There was a time when the World Cup was a boon for United States soccer. Indeed, the 1994 Cup, which America hosted, gave raise to Major League Soccer, our professional league.
These days, though, U.S. soccer is a boon for the World Cup, as our men’s team continues to provide some of the event’s most dramatic moments.
Yesterday, the U.S. upset Ghana 2-1 on a goal in the 86th minute, just four minutes after Ghana had equalized. That makes three straight U.S. Group Stage matches of high drama. In 2010, we rallied for two late goals to tie Slovenia, and a goal in the last minute to defeat Algeria and win our group.
So much for the talking heads who, after yesterday’s win, claimed that the U.S. team has found resiliency under new coach Jurgen Klinsmann. Resiliency was not a problem under previous coach Bob Bradley.
There were problems under Bradley and, on yesterday’s evidence, there are problems under Klinsmann. To be frank, we didn’t play particularly well. In fact, Ghana dominated the match from the second minute (following our shock opening goal) until the 86th.
The problem wasn’t so much the defensive shell the U.S. went into. Rather, it was our inability to break effectively when we won the ball, or even to maintain possession for more than a pass or two.
Usually, the U.S. is a rather tidy passing team. Why were we unable to string passes together yesterday?
Several factors come to mind. We were playing a physically strong, intimidating team in severe humidity. In addition, we were doing so with a defense-first lineup and, after the first 23 minutes, without the forward we rely on as an outlet and holder of the ball (Jozy Altidore).
Had Klinsmann selected Mix Diskerud and Graham Zusi (who came on late and assisted on the winning goal), we probably would have been better at keeping the ball. But then, we probably would have been less difficult for Ghana to break down when they had it.
Until the end, the U.S.-Ghana match was almost a carbon copy of the Japan-Ivory Coast match, which the African team won 2-1. Like the U.S., Japan is usually a good passing team. Like Ghana, the Ivory Coast is a physically strong and rugged team.
As in our match, the non-African team took an early lead and then went into shell. Like the U.S., Japan defended effectively, but couldn’t keep the ball. (Japan’s passing was worse than ours).
As in our match, the African team amped up the pressure by bringing on a big name substitute. For Ghana, it was Kevin Prince Boateng; for the Ivory Coast it was Didier Drogba.
The Ivory Coast finally produced a goal, just as Ghana did. But the similarity ends there. The Ivorians quickly added another goals, whereas it was the U.S. that scored the winner.

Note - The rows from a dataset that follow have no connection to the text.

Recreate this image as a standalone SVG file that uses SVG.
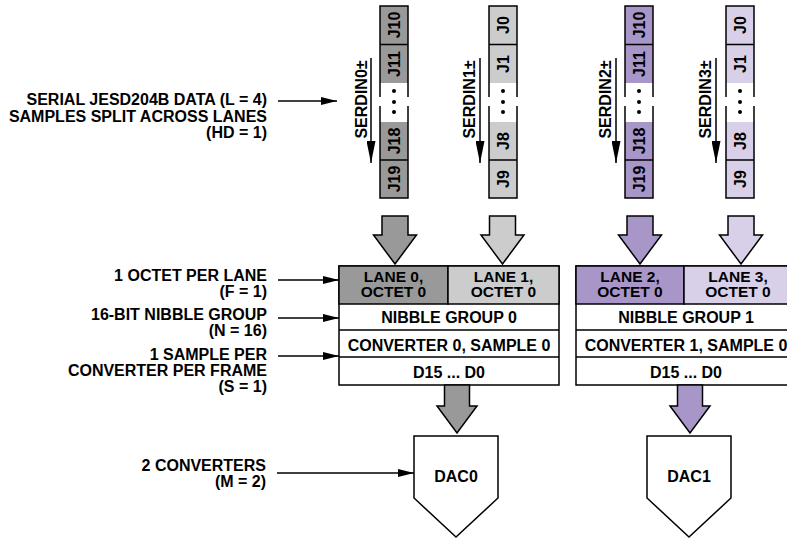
<svg xmlns="http://www.w3.org/2000/svg" width="787" height="539" viewBox="0 0 787 539">
<style>
text{font-family:"Liberation Sans",Arial,sans-serif;font-weight:bold;font-size:16px;fill:#000}
.r{text-anchor:end}
.m{text-anchor:middle}
.s{font-size:15.5px}
.ln{stroke:#000;stroke-width:1.5;fill:none}
.bx{stroke:#000;stroke-width:1.5}
.g0{fill:#999999}.g1{fill:#cccccc}.p0{fill:#a996c9}.p1{fill:#d8d0e8}
</style>
<defs>
<marker id="ah" markerUnits="userSpaceOnUse" markerWidth="16" markerHeight="8" refX="16" refY="4" orient="auto"><path d="M0,0 L16,4 L0,8 Z" fill="#000"/></marker>
<marker id="ah2" markerUnits="userSpaceOnUse" markerWidth="22" markerHeight="9" refX="22" refY="4.5" orient="auto"><path d="M0,0 L22,4.5 L0,9 Z" fill="#000"/></marker>
</defs>
<rect width="787" height="539" fill="#fff"/>

<g id="labels">
<text class="r" x="267" y="105">SERIAL JESD204B DATA (L = 4)</text>
<text class="r" x="267" y="121.5">SAMPLES SPLIT ACROSS LANES</text>
<text class="r" x="267" y="138">(HD = 1)</text>
<text class="r" x="267" y="281">1 OCTET PER LANE</text>
<text class="r" x="267" y="296.5">(F = 1)</text>
<text class="r" x="267" y="320">16-BIT NIBBLE GROUP</text>
<text class="r" x="267" y="336">(N = 16)</text>
<text class="r" x="267" y="360">1 SAMPLE PER</text>
<text class="r" x="267" y="376">CONVERTER PER FRAME</text>
<text class="r" x="267" y="391.5">(S = 1)</text>
<text class="r" x="266" y="471">2 CONVERTERS</text>
<text class="r" x="266" y="487">(M = 2)</text>
</g>

<g id="lane0">
<rect class="g0" x="380" y="6" width="28" height="77"/>
<rect class="g0" x="380" y="122" width="28" height="76"/>
<path class="ln" d="M380,97 V6 H408 V97 M380,106 V198 H408 V106 M380,44.5 H408 M380,160 H408"/>
<circle cx="394" cy="91" r="2"/><circle cx="394" cy="102" r="2"/><circle cx="394" cy="112" r="2"/>
<text class="m" transform="translate(399.5,25) rotate(-90)">J10</text>
<text class="m" transform="translate(399.5,64) rotate(-90)">J11</text>
<text class="m" transform="translate(399.5,141) rotate(-90)">J18</text>
<text class="m" transform="translate(399.5,179) rotate(-90)">J19</text>
<text class="m" transform="translate(367,99.5) rotate(-90)">SERDIN0±</text>
</g>
<g id="lane1">
<rect class="g1" x="489" y="6" width="28" height="77"/>
<rect class="g1" x="489" y="122" width="28" height="76"/>
<path class="ln" d="M489,97 V6 H517 V97 M489,106 V198 H517 V106 M489,44.5 H517 M489,160 H517"/>
<circle cx="503" cy="91" r="2"/><circle cx="503" cy="102" r="2"/><circle cx="503" cy="112" r="2"/>
<text class="m" transform="translate(508.5,25) rotate(-90)">J0</text>
<text class="m" transform="translate(508.5,64) rotate(-90)">J1</text>
<text class="m" transform="translate(508.5,141) rotate(-90)">J8</text>
<text class="m" transform="translate(508.5,179) rotate(-90)">J9</text>
<text class="m" transform="translate(475,99.5) rotate(-90)">SERDIN1±</text>
</g>
<g id="lane2">
<rect class="p0" x="625" y="6" width="28" height="77"/>
<rect class="p0" x="625" y="122" width="28" height="76"/>
<path class="ln" d="M625,97 V6 H653 V97 M625,106 V198 H653 V106 M625,44.5 H653 M625,160 H653"/>
<circle cx="639" cy="91" r="2"/><circle cx="639" cy="102" r="2"/><circle cx="639" cy="112" r="2"/>
<text class="m" transform="translate(644.5,25) rotate(-90)">J10</text>
<text class="m" transform="translate(644.5,64) rotate(-90)">J11</text>
<text class="m" transform="translate(644.5,141) rotate(-90)">J18</text>
<text class="m" transform="translate(644.5,179) rotate(-90)">J19</text>
<text class="m" transform="translate(611,99.5) rotate(-90)">SERDIN2±</text>
</g>
<g id="lane3">
<rect class="p1" x="726" y="6" width="28" height="77"/>
<rect class="p1" x="726" y="122" width="28" height="76"/>
<path class="ln" d="M726,97 V6 H754 V97 M726,106 V198 H754 V106 M726,44.5 H754 M726,160 H754"/>
<circle cx="740" cy="91" r="2"/><circle cx="740" cy="102" r="2"/><circle cx="740" cy="112" r="2"/>
<text class="m" transform="translate(745.5,25) rotate(-90)">J0</text>
<text class="m" transform="translate(745.5,64) rotate(-90)">J1</text>
<text class="m" transform="translate(745.5,141) rotate(-90)">J8</text>
<text class="m" transform="translate(745.5,179) rotate(-90)">J9</text>
<text class="m" transform="translate(711,99.5) rotate(-90)">SERDIN3±</text>
</g>

<g id="frame0">
<rect class="bx" x="339" y="266" width="220" height="119" fill="#fff"/>
<rect class="bx g0" x="339" y="266" width="109" height="38"/>
<rect class="bx g1" x="448" y="266" width="111" height="38"/>
<path class="ln" d="M339,330 H559 M339,357 H559"/>
<text class="m s" x="393.5" y="281.5">LANE 0,</text>
<text class="m s" x="393.5" y="297">OCTET 0</text>
<text class="m s" x="503.5" y="281.5">LANE 1,</text>
<text class="m s" x="503.5" y="297">OCTET 0</text>
<text class="m" x="449" y="323">NIBBLE GROUP 0</text>
<text class="m" x="449" y="351">CONVERTER 0, SAMPLE 0</text>
<text class="m" x="449" y="378">D15 ... D0</text>
</g>
<g id="frame1">
<rect class="bx" x="576" y="266" width="220" height="119" fill="#fff"/>
<rect class="bx p0" x="576" y="266" width="108" height="38"/>
<rect class="bx p1" x="684" y="266" width="112" height="38"/>
<path class="ln" d="M576,330 H796 M576,357 H796"/>
<text class="m s" x="630" y="281.5">LANE 2,</text>
<text class="m s" x="630" y="297">OCTET 0</text>
<text class="m s" x="738" y="281.5">LANE 3,</text>
<text class="m s" x="738" y="297">OCTET 0</text>
<text class="m" x="686" y="323">NIBBLE GROUP 1</text>
<text class="m" x="686" y="351">CONVERTER 1, SAMPLE 0</text>
<text class="m" x="686" y="378">D15 ... D0</text>
</g>

<g id="dac0">
<path class="bx" fill="#fff" d="M414,436 H498 V498 L456,537 L414,498 Z"/>
<text class="m" x="456" y="482">DAC0</text>
</g>
<g id="dac1">
<path class="bx" fill="#fff" d="M647,436 H731 V498 L689,537 L647,498 Z"/>
<text class="m" x="689" y="482">DAC1</text>
</g>

<g id="connectors">
<path class="ln" d="M278,101 H337" marker-end="url(#ah)"/>
<path class="ln" d="M278,280 H339" marker-end="url(#ah)"/>
<path class="ln" d="M278,318 H339" marker-end="url(#ah)"/>
<path class="ln" d="M278,356 H339" marker-end="url(#ah)"/>
<path class="ln" d="M277,473 H414" marker-end="url(#ah)"/>
<path class="ln" d="M371,58 V163" marker-end="url(#ah2)"/>
<path class="ln" d="M480,58 V163" marker-end="url(#ah2)"/>
<path class="ln" d="M616,58 V163" marker-end="url(#ah2)"/>
<path class="ln" d="M716,58 V163" marker-end="url(#ah2)"/>
<path class="bx g0" d="M382,216 H408 V235 H416.5 L395,264 L373.5,235 H382 Z"/>
<path class="bx g1" d="M489.5,216 H515.5 V235 H524 L502.5,264 L481,235 H489.5 Z"/>
<path class="bx p0" d="M627,216 H653 V235 H661.5 L640,264 L618.5,235 H627 Z"/>
<path class="bx p1" d="M728,216 H754 V235 H762.5 L741,264 L719.5,235 H728 Z"/>
<path class="bx g0" d="M444.5,385 H469.5 V406 H477 L457,433 L437,406 H444.5 Z"/>
<path class="bx p0" d="M677.5,385 H702.5 V406 H710 L690,433 L670,406 H677.5 Z"/>
</g>
</svg>
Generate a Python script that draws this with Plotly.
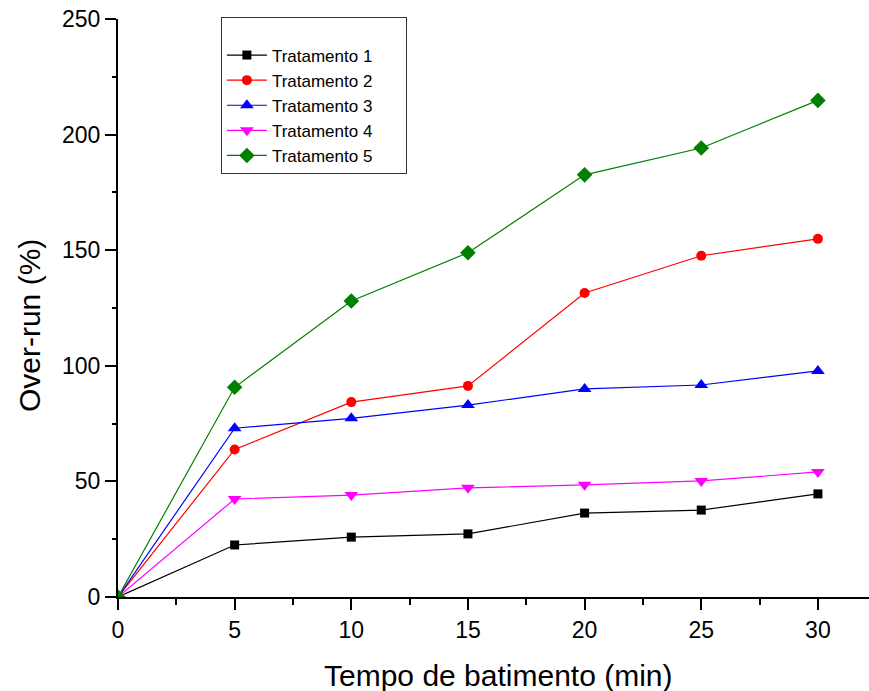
import plotly.graph_objects as go

# Whipping time (min) and over-run (%) for each treatment
tempo = [0, 5, 10, 15, 20, 25, 30]
trat1 = [0, 22.5, 25.9, 27.3, 36.3, 37.6, 44.6]
trat2 = [0, 63.8, 84.3, 91.3, 131.5, 147.6, 154.9]
trat3 = [0, 73.0, 77.3, 83.0, 90.0, 91.7, 97.8]
trat4 = [0, 42.4, 44.1, 47.2, 48.5, 50.2, 54.1]
trat5 = [0, 90.7, 128.0, 148.9, 182.6, 194.2, 214.8]

series = [
    ("Tratamento 1", trat1, "#000000", "square", 9),
    ("Tratamento 2", trat2, "#FF0000", "circle", 10),
    ("Tratamento 3", trat3, "#0000FF", "triangle-up", 12),
    ("Tratamento 4", trat4, "#FF00FF", "triangle-down", 12),
    ("Tratamento 5", trat5, "#008000", "diamond", 12),
]

FONT = "Liberation Sans, Arial, sans-serif"
# trailing blank space keeps the legend frame wide on the right
PAD = "\u00a0" * 6

fig = go.Figure()
for name, vals, color, symbol, size in series:
    fig.add_trace(go.Scatter(
        x=tempo, y=vals, name=name + PAD, mode="lines+markers",
        line=dict(color=color, width=1.2),
        marker=dict(symbol=symbol, size=size, color=color, line=dict(width=0)),
    ))

axis_common = dict(
    showgrid=False, zeroline=False, showline=True,
    linecolor="black", linewidth=2,
    ticks="outside", tickcolor="black", tickwidth=2,
    tickfont=dict(family=FONT, size=23, color="black"),
)

fig.update_xaxes(
    range=[0, 32.19], tickvals=[0, 5, 10, 15, 20, 25, 30], ticklen=11,
    minor=dict(tickvals=[2.5, 7.5, 12.5, 17.5, 22.5, 27.5], ticklen=6,
               tickwidth=2, tickcolor="black", ticks="outside"),
    **axis_common,
)
fig.update_yaxes(
    range=[0, 250], tickvals=[0, 50, 100, 150, 200, 250], ticklen=11,
    minor=dict(tickvals=[25, 75, 125, 175, 225], ticklen=4,
               tickwidth=2, tickcolor="black", ticks="outside"),
    **axis_common,
)

fig.add_annotation(
    text="Tempo de batimento (min)", xref="paper", yref="paper",
    x=0.506, y=-0.135, xanchor="center", yanchor="middle", showarrow=False,
    font=dict(family=FONT, size=30, color="black"),
)
fig.add_annotation(
    text="Over-run (%)", xref="paper", yref="paper",
    x=-0.117, y=0.469, xanchor="center", yanchor="middle", showarrow=False,
    textangle=-90, font=dict(family=FONT, size=30, color="black"),
)

fig.update_layout(
    width=869, height=691,
    margin=dict(l=118, r=0, t=19, b=94),
    paper_bgcolor="white", plot_bgcolor="white",
    showlegend=True,
    legend=dict(
        x=0.137, y=1.0035, xanchor="left", yanchor="top",
        bordercolor="#333333", borderwidth=1, bgcolor="white",
        font=dict(family=FONT, size=17, color="black"),
        title=dict(text=" ", font=dict(size=15)),
        itemwidth=40, tracegroupgap=0,
    ),
)

fig.write_html("out.html")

What made the difference? Three main things. First, we were a bit better than the Japanese at coping with the physical play (though we looked like the walking wounded by the end). Second, the goalkeeping of Tim Howard, who enabled the victory with several big saves. Third, John (the future is now, after all) Brooks, the 21 year-old 6-4 center back who came on as a substitute at half time after first-stringer Matt Besler was injured. Brooks powered home the winning header (and also played well defensively).
Brooks is German born and plays in the German League. The same is true of two members of the starting eleven (Fabian Johnson and Jermaine Jones) and two other reserves. Johnson and Jones both played fairly well yesterday (though Johnson could have been more conscientious defensively), and Brooks starred. Japan could use a few Germans.
Portugal is our next opponent. They suffered a humiliating 4-0 loss to Germany. Their star center back, Pepe, was red-carded so he will miss the U.S. match. And two Portuguese starters, including star left back Coentrao, limped off with serious looking injuries.
Worst of all from a Portugal perspective, by the end of the match rampant finger-pointing and atrocious body language prevailed, with superstar Cristiano Ronaldo the worst culprit.
Portugal may well regroup, so the U.S. should expect the worst. But there’s more than a slight chance that, as in 2002 when the U.S. upset the fancy and fancied Portuguese, this Portugal team won’t get its act together.
Finally, if Germany defeats Ghana in the second round of group play, expect plenty of speculation about the U.S.-Germany match. In this scenario, assuming the U.S. doesn’t beat Portugal, Germany will probably rest its first team for the U.S. match because it will have won the group. Moreover, the German coach was an assistant under Klinsmann, the American coach. By all accounts, the two remain friends.
Playing the German second string would be no picnic. Nearly every member could stroll into the U.S. starting eleven. Moreover, as this would likely be the only appearance for some of the second stringers, they would be out to make it memorable. Finally, we shouldn’t assume that the German coach, despite his relationship with Klinsmann, will want to do the U.S. any favors.
But this won’t prevent speculation that he will find a way to do so. Nor is that scenario beyond the realm of possibility.